The U.S. government charged six Chinese nationals with economic espionage, saying they stole secrets from two companies that develop technology often used in military systems, the Department of Justice said on Tuesday.
It was the third time in as many years that U.S. authorities have made accusations of economic espionage conducted on behalf of China, a sign that the United States is increasingly focused on what it has termed a top national security concern.
One of the suspects, Professor Hao Zhang, 36, was arrested on Saturday in Los Angeles after he arrived on a flight from China, the Justice Department said in a statement. The other five suspects are believed to be in China.
Zhang and two other professors from Tianjin University were charged with stealing source code and other proprietary information from chipmakers Avago Technologies Ltd and Skyworks Solutions Inc, where two of them worked.
Avago has headquarters in San Jose, California, and Singapore, and Skyworks is based in Woburn, Massachusetts.
Zhang, a former Skyworks employee, and others established a company, ROFS Microsystems, at Tianjin with secrets stolen from the U.S. firms, prosecutors said.
Tianjin, one of China’s oldest universities, is located nearly 100 miles southeast of Beijing.
Prosecutors identified the other five as Wei Pang, 35, a former Avago employee and a professor; Jinping Chen, 41, a professor and a member of the board of directors for ROFS Microsystems; Chong Zhou, 26, a Tianjin University graduate student and design engineer at ROFS Microsystems; Huisui Zhang, 34, who studied with Pang and Zhang; and Zhao Gang, 39, who is the general manager of ROFS Microsystems.

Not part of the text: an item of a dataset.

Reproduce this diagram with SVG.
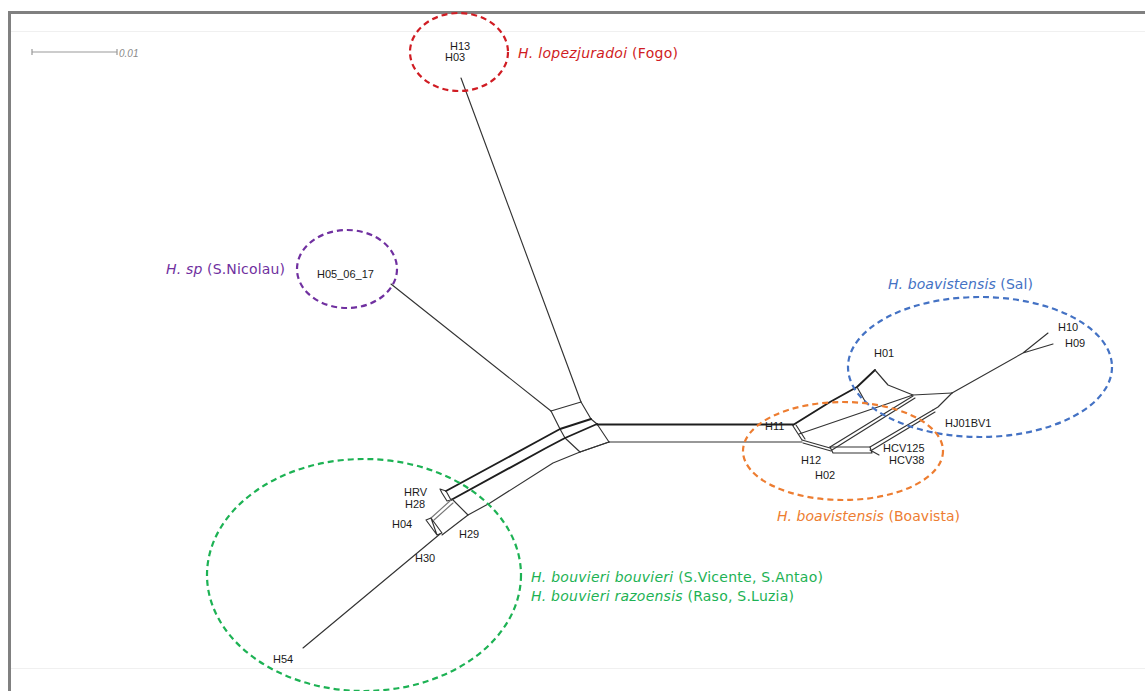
<svg xmlns="http://www.w3.org/2000/svg" width="1145" height="691" viewBox="0 0 1145 691">
  <style>
    .frame { fill: none; stroke: #808080; stroke-width: 3; }
    .rule { stroke: #f0f0f0; stroke-width: 1; }
    .edge { fill: none; stroke: #333; stroke-width: 1.15; stroke-linejoin: round; stroke-linecap: round; }
    .thick { stroke: #1e1e1e; stroke-width: 1.9; }
    .soft { stroke: #777; }
    .leaf { font-family: "Liberation Sans", Arial, sans-serif; font-size: 11px; fill: #1a1a1a; }
    .clade { font-family: "DejaVu Sans", Verdana, sans-serif; font-size: 14px; }
    .clade .sp { font-style: italic; }
    .ring { fill: none; stroke-width: 2.2; stroke-dasharray: 6 4; }
    .scale { stroke: #999; stroke-width: 1.2; fill: none; }
    .scaletxt { font-family: "Liberation Sans", Arial, sans-serif; font-size: 10px; font-style: italic; fill: #8a8a8a; }
  </style>

  <rect width="1145" height="691" fill="#fff"/>

  <!-- window frame -->
  <path class="frame" d="M9.5,691 V12.5 H1145"/>
  <line class="rule" x1="11" y1="31.5" x2="1145" y2="31.5"/>
  <line class="rule" x1="11" y1="668.5" x2="1145" y2="668.5"/>

  <!-- scale bar -->
  <g id="scale-bar">
    <path class="scale" d="M32,52 H117 M32,49 V55 M117,49 V55"/>
    <text class="scaletxt" x="119" y="57">0.01</text>
  </g>

  <!-- split network edges -->
  <g id="connectors">
    <!-- long pendant edges -->
    <path class="edge" d="M461,78 L581,402"/>
    <path class="edge" d="M391,284 L551,411"/>
    <!-- central box -->
    <path class="edge" d="M551,411 L581,402"/>
    <path class="edge" d="M551,411 L560,429 L565,438 L580,452"/>
    <path class="edge" d="M581,402 L591,419 L597,424 L609,442"/>
    <path class="edge" d="M580,452 L609,442"/>
    <!-- horizontal bridge -->
    <path class="edge thick" d="M597,424.5 H793"/>
    <path class="edge" d="M609,442 H802"/>
    <!-- left band -->
    <path class="edge thick" d="M591,419 L560,429 L538,441 L446,491"/>
    <path class="edge thick" d="M597,424 L565,438 L546,448 L451,500"/>
    <path class="edge" d="M609,442 L580,452 L553,463 L490,503 L468,515 L442,535"/>
    <path class="edge" d="M452,499 L468,515"/>
    <!-- HRV / H28 tip -->
    <path class="edge" d="M440,489 L446,491 L451,500 L447,501 L442,493 Z"/>
    <!-- H04 tip -->
    <path class="edge soft" d="M451,500 L431,518 M453,503 L434,520"/>
    <path class="edge" d="M426,520 L431,518 L442,533 L437,535 Z M431,518 L437,535"/>
    <!-- H30 / H54 edge -->
    <path class="edge" d="M440,534 L303,648"/>

    <!-- right block -->
    <path class="edge thick" d="M793,425 L830,402 L857,387 L875,370"/>
    <path class="edge" d="M875,370 L888,385 L913,395 L952,393"/>
    <path class="edge" d="M857,387 L866,403"/>
    <path class="edge" d="M952,393 L1023,353 L1048,333 M1023,353 L1053,344"/>
    <path class="edge" d="M793,426 L802,440 M796,425 L805,439"/>
    <path class="edge" d="M802,440 L830,448 M803,443 L831,451"/>
    <path class="edge" d="M799,434 L913,395"/>
    <path class="edge" d="M830,447 L913,396 M832,450 L915,398"/>
    <path class="edge" d="M830,447 H870 L872,453 H833 Z"/>
    <path class="edge" d="M870,450 L879,455"/>
    <path class="edge" d="M870,447 L933,410 M872,450 L935,412"/>
    <path class="edge" d="M933,410 L938,407 L952,393"/>
  </g>

  <!-- leaf labels -->
  <g id="node-H13"><text class="leaf" x="450" y="50">H13</text></g>
  <g id="node-H03"><text class="leaf" x="445" y="61">H03</text></g>
  <g id="node-H05_06_17"><text class="leaf" x="317" y="278">H05_06_17</text></g>
  <g id="node-HRV"><text class="leaf" x="404" y="496">HRV</text></g>
  <g id="node-H28"><text class="leaf" x="405" y="508">H28</text></g>
  <g id="node-H04"><text class="leaf" x="392" y="528">H04</text></g>
  <g id="node-H29"><text class="leaf" x="459" y="538">H29</text></g>
  <g id="node-H30"><text class="leaf" x="415" y="562">H30</text></g>
  <g id="node-H54"><text class="leaf" x="273" y="663">H54</text></g>
  <g id="node-H01"><text class="leaf" x="874" y="357">H01</text></g>
  <g id="node-H10"><text class="leaf" x="1058" y="331">H10</text></g>
  <g id="node-H09"><text class="leaf" x="1065" y="347">H09</text></g>
  <g id="node-HJ01BV1"><text class="leaf" x="945" y="427">HJ01BV1</text></g>
  <g id="node-H11"><text class="leaf" x="765" y="430">H11</text></g>
  <g id="node-HCV125"><text class="leaf" x="883" y="452">HCV125</text></g>
  <g id="node-HCV38"><text class="leaf" x="889" y="464">HCV38</text></g>
  <g id="node-H12"><text class="leaf" x="801" y="464">H12</text></g>
  <g id="node-H02"><text class="leaf" x="815" y="479">H02</text></g>

  <!-- taxon groupings -->
  <g id="clade-fogo">
    <ellipse class="ring" cx="459" cy="52" rx="49" ry="39" stroke="#d01c23"/>
    <text class="clade" x="518" y="58" fill="#d01c23" textLength="160"><tspan class="sp">H. lopezjuradoi</tspan> (Fogo)</text>
  </g>
  <g id="clade-snicolau">
    <ellipse class="ring" cx="347" cy="269" rx="50" ry="39" stroke="#7030a0"/>
    <text class="clade" x="166" y="274" fill="#7030a0" textLength="119"><tspan class="sp">H. sp</tspan> (S.Nicolau)</text>
  </g>
  <g id="clade-sal">
    <ellipse class="ring" cx="980" cy="367" rx="132" ry="70" stroke="#4472c4"/>
    <text class="clade" x="888" y="289" fill="#4472c4" textLength="145"><tspan class="sp">H. boavistensis</tspan> (Sal)</text>
  </g>
  <g id="clade-boavista">
    <ellipse class="ring" cx="843" cy="451" rx="100" ry="49" stroke="#ed7d31"/>
    <text class="clade" x="777" y="521" fill="#ed7d31" textLength="183"><tspan class="sp">H. boavistensis</tspan> (Boavista)</text>
  </g>
  <g id="clade-bouvieri">
    <ellipse class="ring" cx="364" cy="575" rx="157" ry="116" stroke="#1db254"/>
    <text class="clade" x="531" y="582" fill="#1db254" textLength="292"><tspan class="sp">H. bouvieri bouvieri</tspan> (S.Vicente, S.Antao)</text>
    <text class="clade" x="531" y="601" fill="#1db254" textLength="263"><tspan class="sp">H. bouvieri razoensis</tspan> (Raso, S.Luzia)</text>
  </g>
</svg>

According to the indictment, Pang and Zhang met while studying electrical engineering at University of Southern California and took jobs as engineers at Avago and Skyworks, respectively.
Both companies specialize in Film Bulk Acoustic Resonator (FBAR) technology, which is primarily used in mobile devices like cellphones, tablets and GPS devices, but also has military applications.
Between 2006 and 2007, Pang and Zhang hatched a plan to start manufacturing the technology in China and met with Tianjin University officials, prosecutors said. In 2009, both left the U.S. companies to become professors at Tianjin.
If convicted, the defendants could be sentenced to up to 50 years in prison.
U.S. State Department spokesman Jeff Rathke told reporters at a daily briefing that the United States is committed to protecting U.S. companies’ trade secrets, calling it “an important issue for the U.S.”
In March 2014, a California businessman was convicted of stealing DuPont trade secrets to help a state-owned Chinese company develop a white pigment used in a wide range of products and last May five Chinese military officers were accused of hacking into American nuclear, metal and solar companies.
The indictment against the six, which had previously been sealed, was released at a time of intense diplomatic activity between the two major economic powers.